Stockpiles Lurch Backward, Oil Prices Leap

Oil prices vaulted on Wednesday after data showed a decline in U.S. stockpiles as refineries hiked output.

Brent crude was up 83 cents, or 1.6% at $52.48 U.S. per barrel mid-morning Wednesday. U.S. West Texas Intermediate WTI crude rose 78 cents, or 1.6%, to $49.44 U.S.

The U.S. Energy Information Agency (EIA) reported that U.S. commercial crude stockpiles fell by 1.8 million barrels to 520.8 million in the week through May 12. Analysts surveyed had estimated a draw in the stockpiles of 2.4 million barrels.

Both benchmark prices started the day in negative territory after data from the American Petroleum Institute estimated that U.S. crude stocks had risen by 882,000 barrels.

Gasoline stocks fell by 413,000 barrels, compared with analysts' expectations for a 731,000-barrel drop.

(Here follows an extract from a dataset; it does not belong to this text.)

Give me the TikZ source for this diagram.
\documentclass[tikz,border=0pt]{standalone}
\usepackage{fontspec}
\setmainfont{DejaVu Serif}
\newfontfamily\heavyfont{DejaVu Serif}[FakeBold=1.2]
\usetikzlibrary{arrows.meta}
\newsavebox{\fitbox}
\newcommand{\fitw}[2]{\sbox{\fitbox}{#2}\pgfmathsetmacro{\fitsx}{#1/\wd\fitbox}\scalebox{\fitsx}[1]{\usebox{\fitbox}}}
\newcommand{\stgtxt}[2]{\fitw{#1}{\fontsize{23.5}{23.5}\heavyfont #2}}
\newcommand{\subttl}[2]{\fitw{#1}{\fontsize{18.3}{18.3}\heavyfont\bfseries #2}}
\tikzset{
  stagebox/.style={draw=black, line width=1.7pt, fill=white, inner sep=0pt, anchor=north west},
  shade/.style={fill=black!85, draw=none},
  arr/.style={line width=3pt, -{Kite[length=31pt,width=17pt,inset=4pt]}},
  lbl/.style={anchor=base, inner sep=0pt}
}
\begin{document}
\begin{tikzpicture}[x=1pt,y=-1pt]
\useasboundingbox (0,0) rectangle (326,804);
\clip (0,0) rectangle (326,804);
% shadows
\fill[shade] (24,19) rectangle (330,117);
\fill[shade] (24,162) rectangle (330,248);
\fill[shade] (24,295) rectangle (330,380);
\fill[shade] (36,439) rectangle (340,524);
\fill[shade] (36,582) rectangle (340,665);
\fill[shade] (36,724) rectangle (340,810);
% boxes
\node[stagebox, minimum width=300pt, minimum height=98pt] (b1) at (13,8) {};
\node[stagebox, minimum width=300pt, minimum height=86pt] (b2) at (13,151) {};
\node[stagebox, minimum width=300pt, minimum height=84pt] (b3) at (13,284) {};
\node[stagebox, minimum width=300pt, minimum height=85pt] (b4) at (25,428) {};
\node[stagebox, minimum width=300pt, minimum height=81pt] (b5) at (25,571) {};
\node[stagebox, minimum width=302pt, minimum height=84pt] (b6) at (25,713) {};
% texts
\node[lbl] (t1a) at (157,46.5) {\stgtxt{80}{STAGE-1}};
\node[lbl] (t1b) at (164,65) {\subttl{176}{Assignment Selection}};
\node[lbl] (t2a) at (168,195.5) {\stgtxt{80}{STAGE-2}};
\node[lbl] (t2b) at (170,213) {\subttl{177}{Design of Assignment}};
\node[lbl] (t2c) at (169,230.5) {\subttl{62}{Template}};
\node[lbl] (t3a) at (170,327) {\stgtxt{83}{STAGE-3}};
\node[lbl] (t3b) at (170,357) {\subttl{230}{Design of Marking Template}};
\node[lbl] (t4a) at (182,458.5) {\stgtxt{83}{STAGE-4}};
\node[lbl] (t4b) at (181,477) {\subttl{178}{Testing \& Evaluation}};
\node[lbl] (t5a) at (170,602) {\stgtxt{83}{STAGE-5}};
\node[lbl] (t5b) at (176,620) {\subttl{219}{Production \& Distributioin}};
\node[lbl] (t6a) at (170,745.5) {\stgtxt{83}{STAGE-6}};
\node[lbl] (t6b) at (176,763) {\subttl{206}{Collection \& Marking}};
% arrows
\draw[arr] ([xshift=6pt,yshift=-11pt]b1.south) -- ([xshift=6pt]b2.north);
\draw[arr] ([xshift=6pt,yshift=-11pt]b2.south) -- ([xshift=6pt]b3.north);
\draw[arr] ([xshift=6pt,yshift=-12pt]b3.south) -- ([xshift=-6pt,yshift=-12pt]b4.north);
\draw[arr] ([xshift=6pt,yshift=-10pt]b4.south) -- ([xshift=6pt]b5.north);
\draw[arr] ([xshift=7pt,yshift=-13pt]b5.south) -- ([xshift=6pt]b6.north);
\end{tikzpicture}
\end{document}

EIA information showed distillate stockpiles, which include diesel and heating oil, were down by 1.9 million barrels, versus expectations for a 1.1-million-barrel decline.

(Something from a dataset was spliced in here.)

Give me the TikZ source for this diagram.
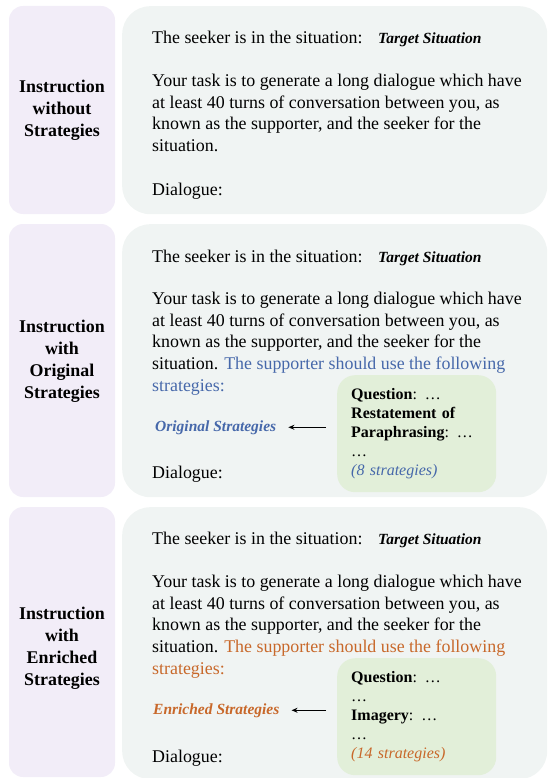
\documentclass[tikz,border=0pt]{standalone}
\usepackage{fontspec}
\setmainfont{Liberation Serif}
\usetikzlibrary{arrows.meta}
\definecolor{lavender}{RGB}{242,237,248}
\definecolor{panelgray}{RGB}{240,244,243}
\definecolor{stratgreen}{RGB}{226,239,217}
\definecolor{origblue}{RGB}{70,104,170}
\definecolor{richorange}{RGB}{200,104,42}
\tikzset{
  lbox/.style={fill=lavender, rounded corners=14pt, minimum width=106pt, inner sep=0pt},
  labtxt/.style={align=center, font=\fontsize{17.9}{22}\selectfont\bfseries, inner sep=0pt},
  rbox/.style={fill=panelgray, rounded corners=28pt, minimum width=425pt, anchor=north west, inner sep=0pt},
  txt/.style={anchor=base west, align=left, inner sep=0pt},
  para/.style={anchor=north west, align=left, inner sep=0pt},
  tgt/.style={anchor=base west, inner sep=0pt, font=\fontsize{15.5}{19}\selectfont\bfseries\itshape},
  gbox/.style={anchor=north west, fill=stratgreen, rounded corners=18pt, minimum width=159pt,
    minimum height=117pt, text width=131pt, inner xsep=14pt, align=left,
    font=\fontsize{16}{19}\selectfont},
  pointer/.style={-{Stealth[length=6pt,width=5pt]}, line width=1.2pt, shorten <=11pt, shorten >=12pt}
}
\begin{document}
\begin{tikzpicture}[x=1pt, y=-1pt, font=\fontsize{17.9}{21.7}\selectfont]
\useasboundingbox (0,0) rectangle (547,778);

% panel 1: no strategies
\node[rbox, minimum height=208pt] (pan1) at (122,6) {};
\node[lbox, minimum height=208pt] (lab1) at (62,110) {};
\node[labtxt] (labtxt1) at (62,110) {Instruction\\without\\Strategies};
\node[txt] (seek1) at (152,44) {The seeker is in the situation:};
\node[tgt] (tgt1) at (378,44) {Target Situation};
\node[para] (task1) at (152,73.8) {Your task is to generate a long dialogue which have\\at least 40 turns of conversation between you, as\\known as the supporter, and the seeker for the\\situation.};
\node[txt] (dia1) at (152,195) {Dialogue:};

% panel 2: original strategies
\node[rbox, minimum height=273pt] (pan2) at (122,224) {};
\node[lbox, minimum height=273pt] (lab2) at (62,360.5) {};
\node[labtxt] (labtxt2) at (62,361) {Instruction\\with\\Original\\Strategies};
\node[txt] (seek2) at (152,262) {The seeker is in the situation:};
\node[tgt] (tgt2) at (378,262) {Target Situation};
\node[para] (task2) at (152,291.8) {Your task is to generate a long dialogue which have\\at least 40 turns of conversation between you, as\\known as the supporter, and the seeker for the\\situation. \textcolor{origblue}{The supporter should use the following}\\\textcolor{origblue}{strategies:}};
\node[tgt, text=origblue] (orig) at (155,431) {Original Strategies};
\node[gbox] (grn2) at (337,375) {\textbf{Question}: …\\\textbf{Restatement of}\\\textbf{Paraphrasing}: …\\…\\\textcolor{origblue}{\itshape (8 strategies)}};
\draw[pointer] (grn2.west |- orig.east) -- (orig.east);
\node[txt] (dia2) at (152,478) {Dialogue:};

% panel 3: enriched strategies
\node[rbox, minimum height=272pt] (pan3) at (122,507) {};
\node[lbox, minimum height=270pt] (lab3) at (62,642) {};
\node[labtxt] (labtxt3) at (62,648) {Instruction\\with\\Enriched\\Strategies};
\node[txt] (seek3) at (152,544) {The seeker is in the situation:};
\node[tgt] (tgt3) at (378,544) {Target Situation};
\node[para] (task3) at (152,574.8) {Your task is to generate a long dialogue which have\\at least 40 turns of conversation between you, as\\known as the supporter, and the seeker for the\\situation. \textcolor{richorange}{The supporter should use the following}\\\textcolor{richorange}{strategies:}};
\node[tgt, text=richorange] (rich) at (153,714) {Enriched Strategies};
\node[gbox] (grn3) at (337,658) {\textbf{Question}: …\\…\\\textbf{Imagery}: …\\…\\\textcolor{richorange}{\itshape (14 strategies)}};
\draw[pointer] (grn3.west |- rich.east) -- (rich.east);
\node[txt] (dia3) at (152,762) {Dialogue:};
\end{tikzpicture}
\end{document}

Supply cuts of 1.8 million barrels per day (bpd) were initially agreed to run during the first half of 2017. Riyadh and Moscow say they should be extended until March. An extension is due to be discussed at a meeting of ministers of the Organization of the Petroleum Exporting Countries on May 25.

The International Energy Agency said on Tuesday commercial oil inventories in industrialized countries rose 24.1 million barrels in the first quarter of 2016. Trade sources and shipping data indicated a rising number of tankers storing oil offshore China because facilities on land are full.